New Delhi, 01 Feb 2021 17:00 IST
Updated: 02 Feb 2021 4:21 IST
Opender Chanana’s hard-hitting documentary exposes the dismal reality of working conditions in the Hindi film industry.
Making a film is like building a structure: there are people who conceptualize it, there are others who figure out the nuts and bolts, and then there are the labourers who are brought in to do the grunt work and transform the idea into reality. Watching a film on screen, we seldom think about the countless people who toil day and night to create the final product. Opender Chanana’s documentary Living On The Edge: Deglamourizing Bollywood takes us behind the glittering façade to reveal the startling reality of film workers and technicians.

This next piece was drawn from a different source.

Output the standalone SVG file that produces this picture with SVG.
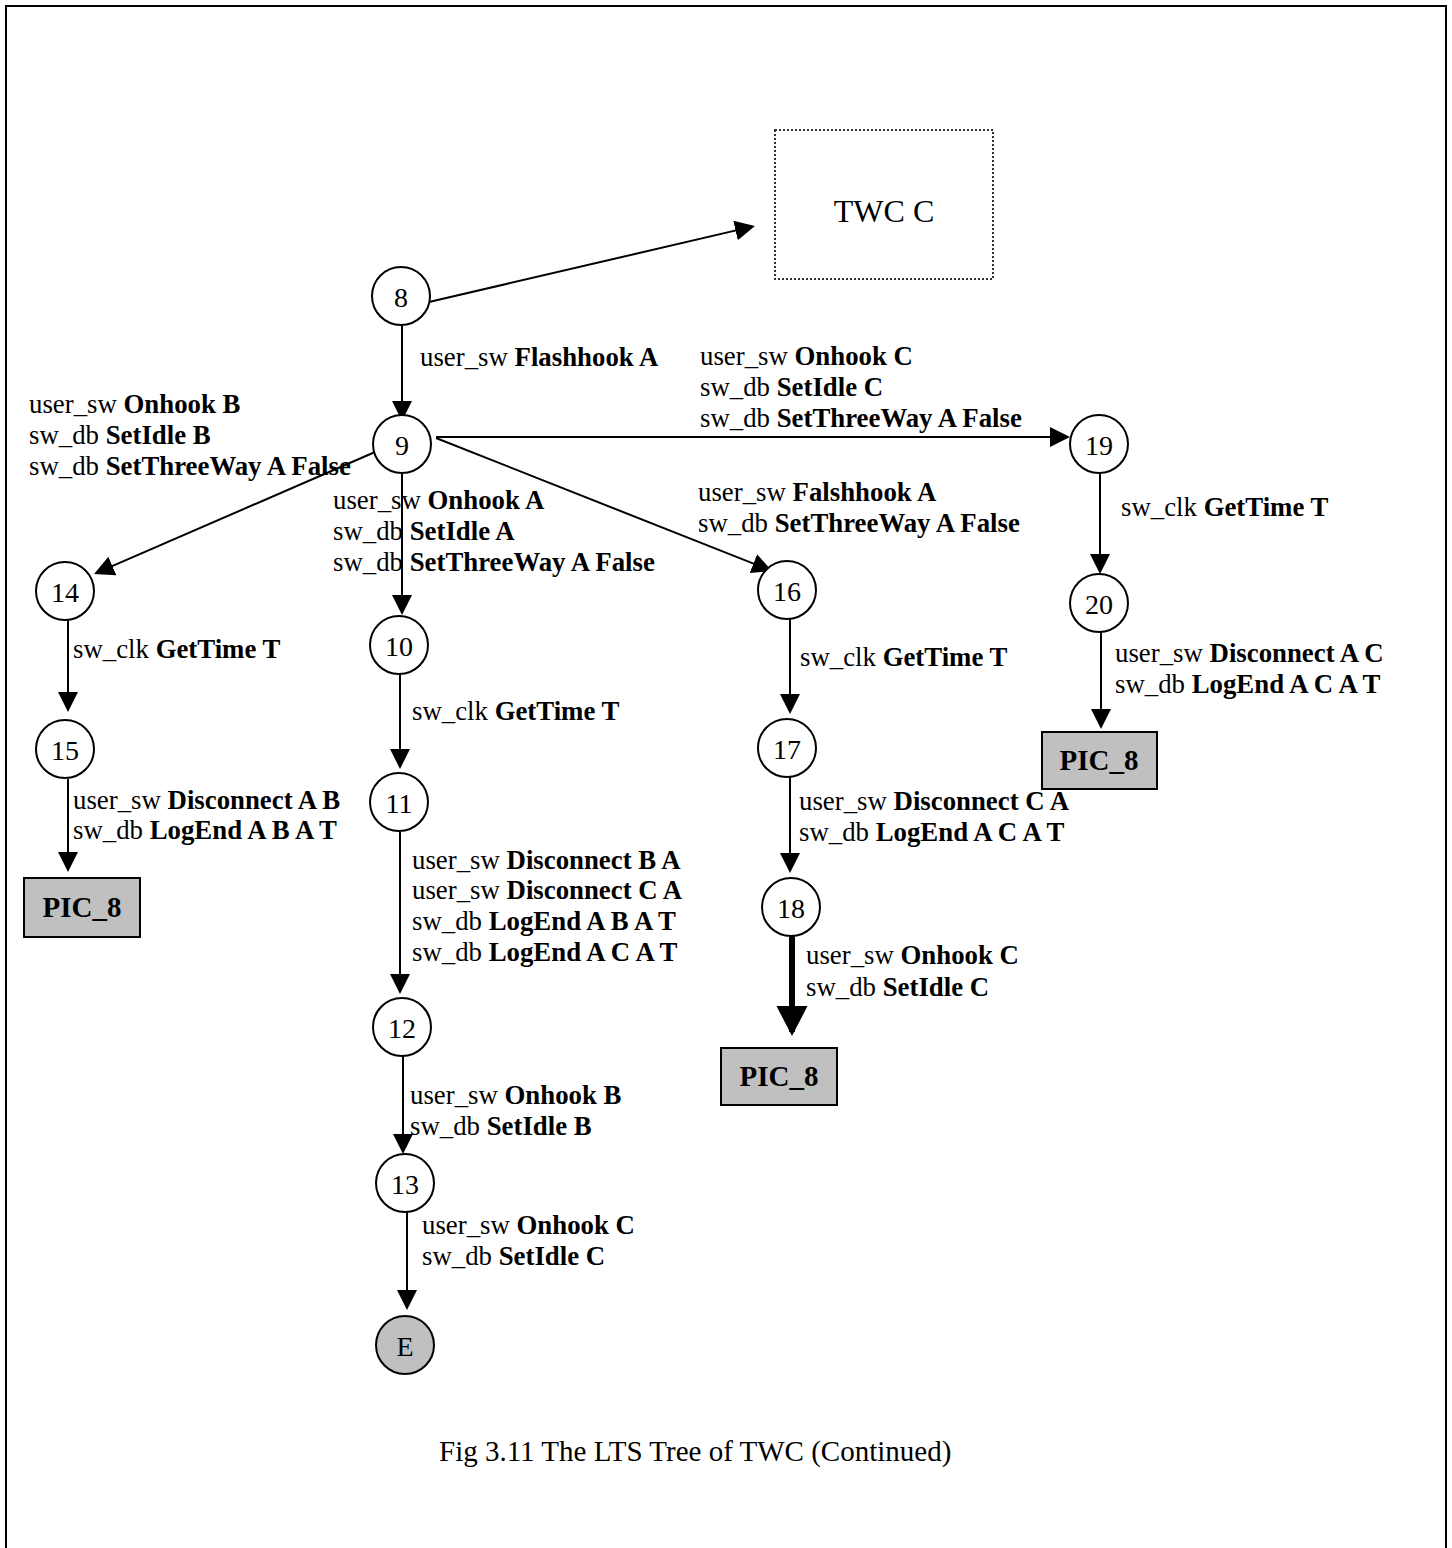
<svg xmlns="http://www.w3.org/2000/svg" width="1452" height="1548" viewBox="0 0 1452 1548">
  <style>
    .frame { fill: #ffffff; stroke: #000000; stroke-width: 2; }
    .state { fill: #ffffff; stroke: #000000; stroke-width: 2; }
    .final { fill: #c0c0c0; stroke: #000000; stroke-width: 2; }
    .ref { fill: #c0c0c0; stroke: #000000; stroke-width: 2; }
    .proc { fill: #ffffff; stroke: #333333; stroke-width: 2; stroke-dasharray: 2 2; }
    .num { font-family: "Liberation Serif", "Times New Roman", serif; font-size: 28px; fill: #000000; text-anchor: middle; }
    .reftxt { font-family: "Liberation Serif", "Times New Roman", serif; font-size: 29px; font-weight: bold; fill: #000000; text-anchor: middle; }
    .lbl { font-family: "Liberation Serif", "Times New Roman", serif; font-size: 26.8px; fill: #000000; }
    .lbl tspan.b { font-weight: bold; }
    .cap { font-family: "Liberation Serif", "Times New Roman", serif; font-size: 29px; fill: #000000; }
    .edge { stroke: #000000; stroke-width: 2; fill: none; marker-end: url(#arrow); }
    .edge-bold { stroke: #000000; stroke-width: 6; fill: none; marker-end: url(#arrow-bold); }
  </style>
  <defs>
    <marker id="arrow" markerUnits="userSpaceOnUse" markerWidth="22" markerHeight="22" refX="16" refY="10" orient="auto">
      <path d="M0,0 L20,10 L0,20 z" fill="#000000"/>
    </marker>
    <marker id="arrow-bold" markerUnits="userSpaceOnUse" markerWidth="32" markerHeight="32" refX="26" refY="15.5" orient="auto">
      <path d="M0,0 L30,15.5 L0,31 z" fill="#000000"/>
    </marker>
  </defs>

  <!-- page frame -->
  <rect class="frame" x="6" y="6" width="1440" height="1580"/>

  <!-- transitions -->
  <g id="connectors">
    <line class="edge" x1="429" y1="302" x2="751.1" y2="226.9"/>
    <line class="edge" x1="402" y1="325" x2="402" y2="417"/>
    <line class="edge" x1="375" y1="452" x2="97.7" y2="572.4"/>
    <line class="edge" x1="402" y1="474" x2="402" y2="611"/>
    <line class="edge" x1="436" y1="438" x2="768.3" y2="569.5"/>
    <line class="edge" x1="436" y1="437" x2="1066" y2="437"/>
    <line class="edge" x1="68" y1="620" x2="68" y2="708"/>
    <line class="edge" x1="68" y1="779" x2="68" y2="868"/>
    <line class="edge" x1="400" y1="674" x2="400" y2="765"/>
    <line class="edge" x1="400" y1="832" x2="400" y2="990"/>
    <line class="edge" x1="403" y1="1056" x2="403" y2="1150"/>
    <line class="edge" x1="407" y1="1212" x2="407" y2="1306"/>
    <line class="edge" x1="790" y1="619" x2="790" y2="710"/>
    <line class="edge" x1="790" y1="777" x2="790" y2="869"/>
    <line class="edge-bold" x1="792" y1="936" x2="792" y2="1032"/>
    <line class="edge" x1="1100" y1="473" x2="1100" y2="570"/>
    <line class="edge" x1="1101" y1="632" x2="1101" y2="725"/>
  </g>

  <!-- transition labels -->
  <g id="labels">
    <text class="lbl" x="420" y="366">user_sw <tspan class="b">Flashhook A</tspan></text>

    <text class="lbl" x="29" y="413">user_sw <tspan class="b">Onhook B</tspan></text>
    <text class="lbl" x="29" y="444">sw_db <tspan class="b">SetIdle B</tspan></text>
    <text class="lbl" x="29" y="475">sw_db <tspan class="b">SetThreeWay A False</tspan></text>

    <text class="lbl" x="333" y="509">user_sw <tspan class="b">Onhook A</tspan></text>
    <text class="lbl" x="333" y="540">sw_db <tspan class="b">SetIdle A</tspan></text>
    <text class="lbl" x="333" y="571">sw_db <tspan class="b">SetThreeWay A False</tspan></text>

    <text class="lbl" x="700" y="365">user_sw <tspan class="b">Onhook C</tspan></text>
    <text class="lbl" x="700" y="396">sw_db <tspan class="b">SetIdle C</tspan></text>
    <text class="lbl" x="700" y="427">sw_db <tspan class="b">SetThreeWay A False</tspan></text>

    <text class="lbl" x="698" y="501">user_sw <tspan class="b">Falshhook A</tspan></text>
    <text class="lbl" x="698" y="532">sw_db <tspan class="b">SetThreeWay A False</tspan></text>

    <text class="lbl" x="73" y="658">sw_clk <tspan class="b">GetTime T</tspan></text>
    <text class="lbl" x="73" y="809">user_sw <tspan class="b">Disconnect A B</tspan></text>
    <text class="lbl" x="73" y="839">sw_db <tspan class="b">LogEnd A B A T</tspan></text>

    <text class="lbl" x="412" y="720">sw_clk <tspan class="b">GetTime T</tspan></text>
    <text class="lbl" x="412" y="869">user_sw <tspan class="b">Disconnect B A</tspan></text>
    <text class="lbl" x="412" y="899">user_sw <tspan class="b">Disconnect C A</tspan></text>
    <text class="lbl" x="412" y="930">sw_db <tspan class="b">LogEnd A B A T</tspan></text>
    <text class="lbl" x="412" y="961">sw_db <tspan class="b">LogEnd A C A T</tspan></text>

    <text class="lbl" x="410" y="1104">user_sw <tspan class="b">Onhook B</tspan></text>
    <text class="lbl" x="410" y="1135">sw_db <tspan class="b">SetIdle B</tspan></text>

    <text class="lbl" x="422" y="1234">user_sw <tspan class="b">Onhook C</tspan></text>
    <text class="lbl" x="422" y="1265">sw_db <tspan class="b">SetIdle C</tspan></text>

    <text class="lbl" x="800" y="666">sw_clk <tspan class="b">GetTime T</tspan></text>
    <text class="lbl" x="799" y="810">user_sw <tspan class="b">Disconnect C A</tspan></text>
    <text class="lbl" x="799" y="841">sw_db <tspan class="b">LogEnd A C A T</tspan></text>
    <text class="lbl" x="806" y="964">user_sw <tspan class="b">Onhook C</tspan></text>
    <text class="lbl" x="806" y="996">sw_db <tspan class="b">SetIdle C</tspan></text>

    <text class="lbl" x="1121" y="516">sw_clk <tspan class="b">GetTime T</tspan></text>
    <text class="lbl" x="1115" y="662">user_sw <tspan class="b">Disconnect A C</tspan></text>
    <text class="lbl" x="1115" y="693">sw_db <tspan class="b">LogEnd A C A T</tspan></text>
  </g>

  <!-- states -->
  <g id="twc-c"><rect class="proc" x="775" y="130" width="218" height="149"/><text class="num" x="884" y="222" style="font-size:32px">TWC C</text></g>
  <g id="s8"><circle class="state" cx="401" cy="296" r="29"/><text class="num" x="401" y="307">8</text></g>
  <g id="s9"><circle class="state" cx="402" cy="444" r="29"/><text class="num" x="402" y="455">9</text></g>
  <g id="s10"><circle class="state" cx="399" cy="645" r="29"/><text class="num" x="399" y="656">10</text></g>
  <g id="s11"><circle class="state" cx="399" cy="802" r="29"/><text class="num" x="399" y="813">11</text></g>
  <g id="s12"><circle class="state" cx="402" cy="1027" r="29"/><text class="num" x="402" y="1038">12</text></g>
  <g id="s13"><circle class="state" cx="405" cy="1183" r="29"/><text class="num" x="405" y="1194">13</text></g>
  <g id="sE"><circle class="final" cx="405" cy="1345" r="29"/><text class="num" x="405" y="1356">E</text></g>
  <g id="s14"><circle class="state" cx="65" cy="591" r="29"/><text class="num" x="65" y="602">14</text></g>
  <g id="s15"><circle class="state" cx="65" cy="749" r="29"/><text class="num" x="65" y="760">15</text></g>
  <g id="s16"><circle class="state" cx="787" cy="590" r="29"/><text class="num" x="787" y="601">16</text></g>
  <g id="s17"><circle class="state" cx="787" cy="748" r="29"/><text class="num" x="787" y="759">17</text></g>
  <g id="s18"><circle class="state" cx="791" cy="907" r="29"/><text class="num" x="791" y="918">18</text></g>
  <g id="s19"><circle class="state" cx="1099" cy="444" r="29"/><text class="num" x="1099" y="455">19</text></g>
  <g id="s20"><circle class="state" cx="1099" cy="603" r="29"/><text class="num" x="1099" y="614">20</text></g>

  <!-- references back to PIC_8 -->
  <g id="pic8-left"><rect class="ref" x="24" y="878" width="116" height="59"/><text class="reftxt" x="82" y="917">PIC_8</text></g>
  <g id="pic8-mid"><rect class="ref" x="721" y="1048" width="116" height="57"/><text class="reftxt" x="779" y="1086">PIC_8</text></g>
  <g id="pic8-right"><rect class="ref" x="1042" y="732" width="115" height="57"/><text class="reftxt" x="1099" y="770">PIC_8</text></g>

  <text class="cap" x="439" y="1461">Fig 3.11 The LTS Tree of TWC (Continued)</text>
</svg>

The documentary is an exposé of the abysmal working conditions in the Hindi film industry, popularly known as Bollywood. The structure of the industry is such that it is heavily dependent upon workers, junior technicians and artistes. However, it’s not just the work that is skewed; compensation and the work environment are heavily distorted in favour of the ones at the top of this food chain.
From long working hours, hectic schedules, intense pressure to complete projects and unhygienic food to the lack of basic facilities for workers and the absence of insurance cover or a retirement fund, the film covers a range of issues faced by workers and artistes in the industry. The filmmaker has interviewed a range of people from junior artistes, sound recordists and technicians to actors, production executives, voice recordists, directors and choreographers to lay bare the prevailing scenario.
We see the pressure that daily television soaps place on the industry in terms of sheer labour, pushing technicians to churn out projects at a breakneck pace. As one dancer says, “Health and safety are non-existent.” The lack of amenities is attributed to greed. Simply put, money saved on amenities means greater margins. But it does not stop there. Chanana’s film highlights the food chain where the big fish prey on the smaller ones to rake in the big bucks. One of the interviewees likens it to the caste system, where the cycle of oppression is deeply entrenched.
We are shown headlines of reports of accidents on film sets where workers get little or no compensation. One must consider the shame of a country that produces the largest number of films in the world every year neglecting its workforce in such a systemic manner.
There are a few solutions that the film puts forth, chief among them being a health cover and according the film business 'industry' status. This will smoothen the process of seeking compensation, insurance and retirement benefits.
Chanana uses talking head shots to let the interviewees tell the story. The extreme close-up shots are sometimes jarring as is the music, which feels overpowering. The documentary focuses on a crucial issue, but after a point we hear more of the same from different people.
The film has been screened at several festivals across the world and won numerous awards. One interviewee remarks dismally, “Human life has no value here." One can only hope this eye-opening film makes the industry sit up and take notice.